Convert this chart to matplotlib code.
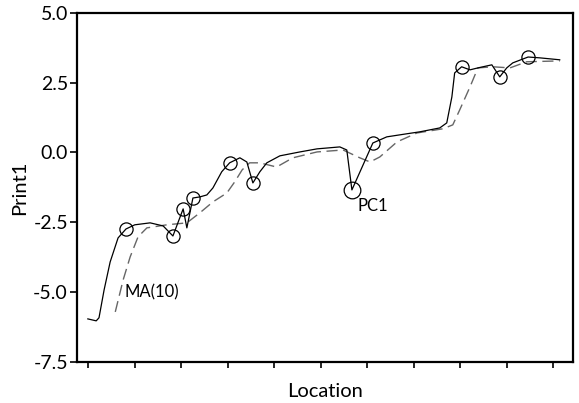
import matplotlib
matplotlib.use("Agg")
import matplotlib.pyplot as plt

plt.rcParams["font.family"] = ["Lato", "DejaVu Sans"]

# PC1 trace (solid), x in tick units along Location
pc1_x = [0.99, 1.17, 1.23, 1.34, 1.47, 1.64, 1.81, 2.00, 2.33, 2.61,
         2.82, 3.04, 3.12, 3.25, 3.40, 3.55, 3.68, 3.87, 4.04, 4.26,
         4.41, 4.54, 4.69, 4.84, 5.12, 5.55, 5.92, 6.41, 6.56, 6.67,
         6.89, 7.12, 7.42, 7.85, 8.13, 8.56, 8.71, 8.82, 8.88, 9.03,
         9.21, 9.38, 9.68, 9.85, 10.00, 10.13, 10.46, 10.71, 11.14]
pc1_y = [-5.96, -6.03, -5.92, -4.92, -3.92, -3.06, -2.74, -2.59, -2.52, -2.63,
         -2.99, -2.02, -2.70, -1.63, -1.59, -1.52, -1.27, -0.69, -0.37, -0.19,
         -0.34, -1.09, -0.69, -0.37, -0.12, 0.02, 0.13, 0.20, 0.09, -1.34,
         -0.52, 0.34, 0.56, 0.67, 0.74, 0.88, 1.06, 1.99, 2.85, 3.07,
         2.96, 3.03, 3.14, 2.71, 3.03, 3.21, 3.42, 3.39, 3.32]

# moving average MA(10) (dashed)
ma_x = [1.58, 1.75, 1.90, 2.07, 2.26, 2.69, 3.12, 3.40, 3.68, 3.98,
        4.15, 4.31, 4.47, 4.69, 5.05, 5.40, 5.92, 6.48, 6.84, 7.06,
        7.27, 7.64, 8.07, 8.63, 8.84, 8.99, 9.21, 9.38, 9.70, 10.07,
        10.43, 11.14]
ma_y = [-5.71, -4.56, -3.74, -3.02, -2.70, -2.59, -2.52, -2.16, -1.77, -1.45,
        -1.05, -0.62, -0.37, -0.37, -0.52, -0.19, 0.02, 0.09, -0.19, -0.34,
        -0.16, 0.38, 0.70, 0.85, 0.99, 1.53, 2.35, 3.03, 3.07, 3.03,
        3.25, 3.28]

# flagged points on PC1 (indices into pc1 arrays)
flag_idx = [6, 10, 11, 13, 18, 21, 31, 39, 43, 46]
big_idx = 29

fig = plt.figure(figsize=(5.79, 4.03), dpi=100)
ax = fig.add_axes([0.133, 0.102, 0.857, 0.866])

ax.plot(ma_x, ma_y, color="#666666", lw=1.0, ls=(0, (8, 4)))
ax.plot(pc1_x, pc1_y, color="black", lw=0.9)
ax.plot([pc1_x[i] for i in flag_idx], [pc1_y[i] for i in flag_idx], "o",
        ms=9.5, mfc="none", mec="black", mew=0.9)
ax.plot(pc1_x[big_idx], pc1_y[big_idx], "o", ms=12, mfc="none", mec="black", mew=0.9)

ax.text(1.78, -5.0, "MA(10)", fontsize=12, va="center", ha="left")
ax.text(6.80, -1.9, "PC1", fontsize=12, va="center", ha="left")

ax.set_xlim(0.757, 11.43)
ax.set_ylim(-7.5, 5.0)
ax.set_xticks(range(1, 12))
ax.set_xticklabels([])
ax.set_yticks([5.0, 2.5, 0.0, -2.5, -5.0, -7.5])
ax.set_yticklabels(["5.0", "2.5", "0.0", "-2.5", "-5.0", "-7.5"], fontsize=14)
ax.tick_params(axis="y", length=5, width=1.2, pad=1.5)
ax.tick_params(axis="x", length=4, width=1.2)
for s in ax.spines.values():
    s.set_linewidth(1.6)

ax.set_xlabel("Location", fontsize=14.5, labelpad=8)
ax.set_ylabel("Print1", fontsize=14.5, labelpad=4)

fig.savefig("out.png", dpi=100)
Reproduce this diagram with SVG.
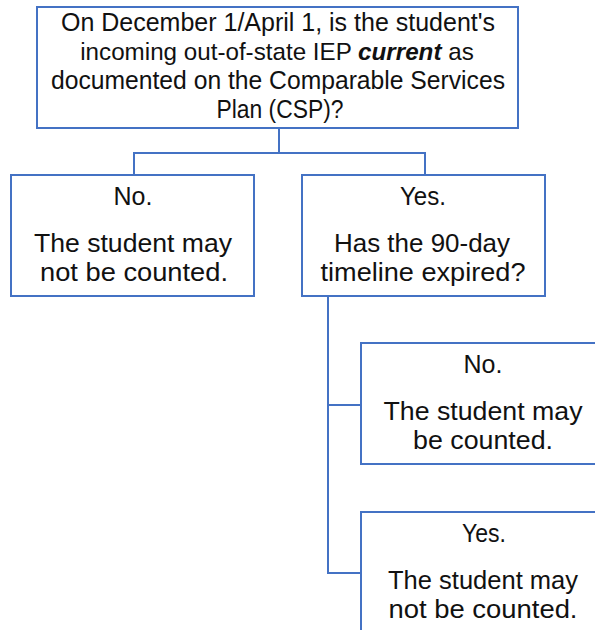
--- --- ---
**DO THIS**
Retype the entries word for word. Omit any images.

**EXERCISE SOLUTION**
Convert this chart to matplotlib code.
import matplotlib
matplotlib.use("Agg")
import matplotlib.pyplot as plt

plt.rcParams["font.family"] = ["Lato", "DejaVu Sans"]

# PC1 trace (solid), x in tick units along Location
pc1_x = [0.99, 1.17, 1.23, 1.34, 1.47, 1.64, 1.81, 2.00, 2.33, 2.61,
         2.82, 3.04, 3.12, 3.25, 3.40, 3.55, 3.68, 3.87, 4.04, 4.26,
         4.41, 4.54, 4.69, 4.84, 5.12, 5.55, 5.92, 6.41, 6.56, 6.67,
         6.89, 7.12, 7.42, 7.85, 8.13, 8.56, 8.71, 8.82, 8.88, 9.03,
         9.21, 9.38, 9.68, 9.85, 10.00, 10.13, 10.46, 10.71, 11.14]
pc1_y = [-5.96, -6.03, -5.92, -4.92, -3.92, -3.06, -2.74, -2.59, -2.52, -2.63,
         -2.99, -2.02, -2.70, -1.63, -1.59, -1.52, -1.27, -0.69, -0.37, -0.19,
         -0.34, -1.09, -0.69, -0.37, -0.12, 0.02, 0.13, 0.20, 0.09, -1.34,
         -0.52, 0.34, 0.56, 0.67, 0.74, 0.88, 1.06, 1.99, 2.85, 3.07,
         2.96, 3.03, 3.14, 2.71, 3.03, 3.21, 3.42, 3.39, 3.32]

# moving average MA(10) (dashed)
ma_x = [1.58, 1.75, 1.90, 2.07, 2.26, 2.69, 3.12, 3.40, 3.68, 3.98,
        4.15, 4.31, 4.47, 4.69, 5.05, 5.40, 5.92, 6.48, 6.84, 7.06,
        7.27, 7.64, 8.07, 8.63, 8.84, 8.99, 9.21, 9.38, 9.70, 10.07,
        10.43, 11.14]
ma_y = [-5.71, -4.56, -3.74, -3.02, -2.70, -2.59, -2.52, -2.16, -1.77, -1.45,
        -1.05, -0.62, -0.37, -0.37, -0.52, -0.19, 0.02, 0.09, -0.19, -0.34,
        -0.16, 0.38, 0.70, 0.85, 0.99, 1.53, 2.35, 3.03, 3.07, 3.03,
        3.25, 3.28]

# flagged points on PC1 (indices into pc1 arrays)
flag_idx = [6, 10, 11, 13, 18, 21, 31, 39, 43, 46]
big_idx = 29

fig = plt.figure(figsize=(5.79, 4.03), dpi=100)
ax = fig.add_axes([0.133, 0.102, 0.857, 0.866])

ax.plot(ma_x, ma_y, color="#666666", lw=1.0, ls=(0, (8, 4)))
ax.plot(pc1_x, pc1_y, color="black", lw=0.9)
ax.plot([pc1_x[i] for i in flag_idx], [pc1_y[i] for i in flag_idx], "o",
        ms=9.5, mfc="none", mec="black", mew=0.9)
ax.plot(pc1_x[big_idx], pc1_y[big_idx], "o", ms=12, mfc="none", mec="black", mew=0.9)

ax.text(1.78, -5.0, "MA(10)", fontsize=12, va="center", ha="left")
ax.text(6.80, -1.9, "PC1", fontsize=12, va="center", ha="left")

ax.set_xlim(0.757, 11.43)
ax.set_ylim(-7.5, 5.0)
ax.set_xticks(range(1, 12))
ax.set_xticklabels([])
ax.set_yticks([5.0, 2.5, 0.0, -2.5, -5.0, -7.5])
ax.set_yticklabels(["5.0", "2.5", "0.0", "-2.5", "-5.0", "-7.5"], fontsize=14)
ax.tick_params(axis="y", length=5, width=1.2, pad=1.5)
ax.tick_params(axis="x", length=4, width=1.2)
for s in ax.spines.values():
    s.set_linewidth(1.6)

ax.set_xlabel("Location", fontsize=14.5, labelpad=8)
ax.set_ylabel("Print1", fontsize=14.5, labelpad=4)

fig.savefig("out.png", dpi=100)
Reproduce this diagram with SVG.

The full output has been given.